Je ne pense pas que nous arrivions à une situation de concurrence mais davantage à une  “organisation”, une régulation au regard de la typologie des films qui auront leur place au cinéma et d’autres qui partiront vers la plateforme. Cela ne date pas d’aujourd’hui, on dit déjà depuis longtemps qu’« il y a trop de films ». Et il faut noter que certaines sorties en salle n’ont pas le niveau technique pour cela, le cinéma, c’est un degré d’exigence dans la fabrication, dans la construction d’un scénario, d’une histoire or, aujourd’hui malheureusement, ils ne sont pas toujours très bons et je ne sais pas si c’est à la salle de cinéma de les sortir.

Quelle plus-value apporte la salle de cinéma ?

 Elle aura toujours cet avantage d’offrir une expérience qui est différente de la télévision, il faudrait avoir une très grande maison pour se retrouver dans les mêmes conditions qu’une salle de cinéma, ce qui est plutôt rare. Cela reste une expérience, une sortie, un lieu finalement de partage collectif, c’est toujours agréable de se retrouver dans une salle pleine et de vivre le film ensemble.

Pour conclure et ce sera ma dernière question : votre situation économique va-t-elle mieux depuis cette rentrée ?

 Pour le moment c’est encore un peu compliqué, on a eu des aides pendant la fermeture or elles n’ont pas couvert l’ensemble de notre activité et nous restons en dessous de notre ancien fonctionnement.
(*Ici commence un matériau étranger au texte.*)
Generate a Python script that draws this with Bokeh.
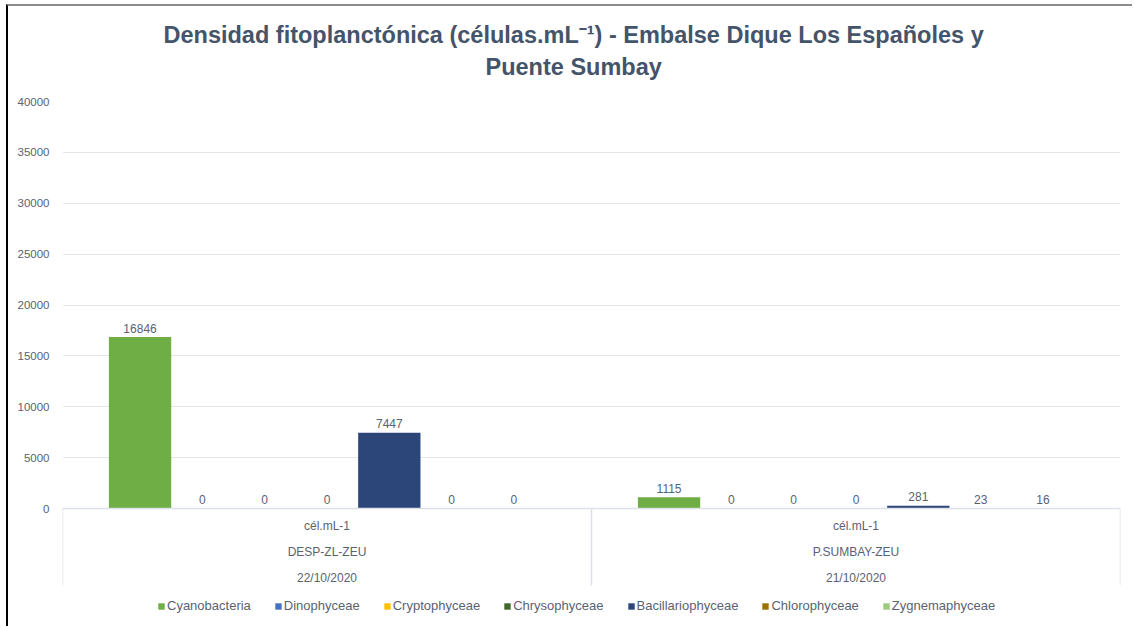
from bokeh.plotting import figure
from bokeh.models import Range1d, FixedTicker, Title, Legend, LegendItem
from bokeh.core.properties import value
from bokeh.embed import file_html
from bokeh.resources import INLINE

# ---------------- data ----------------
title_line1 = "Densidad fitoplanctónica (células.mL⁻¹) - Embalse  Dique Los Españoles y"
title_line2 = "Puente Sumbay"
stations = ["DESP-ZL-ZEU", "P.SUMBAY-ZEU"]
dates = ["22/10/2020", "21/10/2020"]
unit_label = "cél.mL-1"
series = ["Cyanobacteria", "Dinophyceae", "Cryptophyceae", "Chrysophyceae",
          "Bacillariophyceae", "Chlorophyceae", "Zygnemaphyceae"]
cyanobacteria = [16846, 1115]
dinophyceae = [0, 0]
cryptophyceae = [0, 0]
chrysophyceae = [0, 0]
bacillariophyceae = [7447, 281]
chlorophyceae = [0, 23]
zygnemaphyceae = [0, 16]
values = [cyanobacteria, dinophyceae, cryptophyceae, chrysophyceae,
          bacillariophyceae, chlorophyceae, zygnemaphyceae]
y_ticks = [0, 5000, 10000, 15000, 20000, 25000, 30000, 35000, 40000]
colors = ["#6FAD45", "#4472C4", "#FFC000", "#43682B", "#2C4679", "#997300", "#9DCB7E"]

# ---------------- layout constants (canvas px) ----------------
W, H = 1126, 622
FRAME_TOP, ZERO_Y, FRAME_BOTTOM = 95, 502, 622
px_per_unit = (ZERO_Y - FRAME_TOP) / 40000.0
y_min = -(FRAME_BOTTOM - ZERO_Y) / px_per_unit
table_bottom = -77 / px_per_unit

FONT = "Liberation Sans"
TXT = "#5A6272"

p = figure(width=W, height=H, output_backend="svg", toolbar_location=None,
           x_range=Range1d(-0.5, 1.5), y_range=Range1d(y_min, 40000),
           x_axis_location=None, min_border_left=54, min_border_right=14,
           min_border_top=FRAME_TOP, min_border_bottom=0,
           styles={"margin-left": "6px", "margin-top": "4px",
                   "border-left": "2px solid #000000",
                   "border-top": "2px solid #8a8a8a"})
p.outline_line_color = None
p.xgrid.visible = False
p.ygrid.ticker = FixedTicker(ticks=y_ticks)
p.ygrid.grid_line_color = "#E3E6EB"
p.yaxis.ticker = FixedTicker(ticks=y_ticks)
p.yaxis.axis_line_color = None
p.yaxis.major_tick_line_color = None
p.yaxis.minor_tick_line_color = None
p.yaxis.major_label_standoff = 7
p.yaxis.major_label_text_font = FONT
p.yaxis.major_label_text_font_size = "11.5px"
p.yaxis.major_label_text_color = TXT

n = len(series)
w = 0.1178
items = []
for k, (name, vals, col) in enumerate(zip(series, values, colors)):
    xs = [i + (k - (n - 1) / 2) * w for i in range(len(stations))]
    r = p.vbar(x=xs, top=vals, bottom=0, width=w, fill_color=col, line_color=None)
    p.text(x=xs, y=vals, text=[str(v) for v in vals], text_align="center",
           text_baseline="alphabetic", y_offset=-9, text_font=value(FONT),
           text_font_size="12px", text_color=TXT)
    items.append(LegendItem(label=name, renderers=[r]))

# table-style category axis
grid_col = "#DDE1E7"
p.segment(x0=[-0.5], y0=[0], x1=[1.5], y1=[0], line_color=grid_col, line_width=1.5)
p.segment(x0=[-0.5, 0.5, 1.5], y0=[0, 0, 0], x1=[-0.5, 0.5, 1.5],
          y1=[table_bottom] * 3, line_color=grid_col, line_width=1.5)
centers = list(range(len(stations)))
for txt, off in (([unit_label] * 2, 17), (stations, 43), (dates, 69)):
    p.text(x=centers, y=[0] * len(centers), text=txt, text_align="center",
           text_baseline="middle", y_offset=off, text_font=value(FONT),
           text_font_size="12px", text_color=TXT)

legend = Legend(items=items, orientation="horizontal", location=(95, 15),
                glyph_width=8, glyph_height=8, label_standoff=2, spacing=23,
                padding=0, margin=0, border_line_color=None,
                background_fill_alpha=0, label_text_font=FONT,
                label_text_font_size="13px", label_text_color=TXT)
p.add_layout(legend)

p.add_layout(Title(text=title_line2, align="left", text_font=FONT,
                   text_font_size="23.5px", text_font_style="bold",
                   text_color="#44546A", standoff=43, offset=423), "above")
p.add_layout(Title(text=title_line1, align="left", text_font=FONT,
                   text_font_size="23.5px", text_font_style="bold",
                   text_color="#44546A", standoff=-34, offset=101), "above")

open("out.html", "w").write(file_html(p, INLINE))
Mais cela ne veut pas dire que nous sommes en déséquilibre. On fait 80% de notre chiffre d’affaires, cela veut dire moins de trésorerie et moins de capacité à investir dans nos cinémas où dans nos projets, c’est économiquement frustrant, mais on vit avec la conviction et l’espoir que cela va s’améliorer.

Ce qui pourrait redonner confiance ce serait le fait de passer une année entière sans confinement, et les esprits seront plus libérés.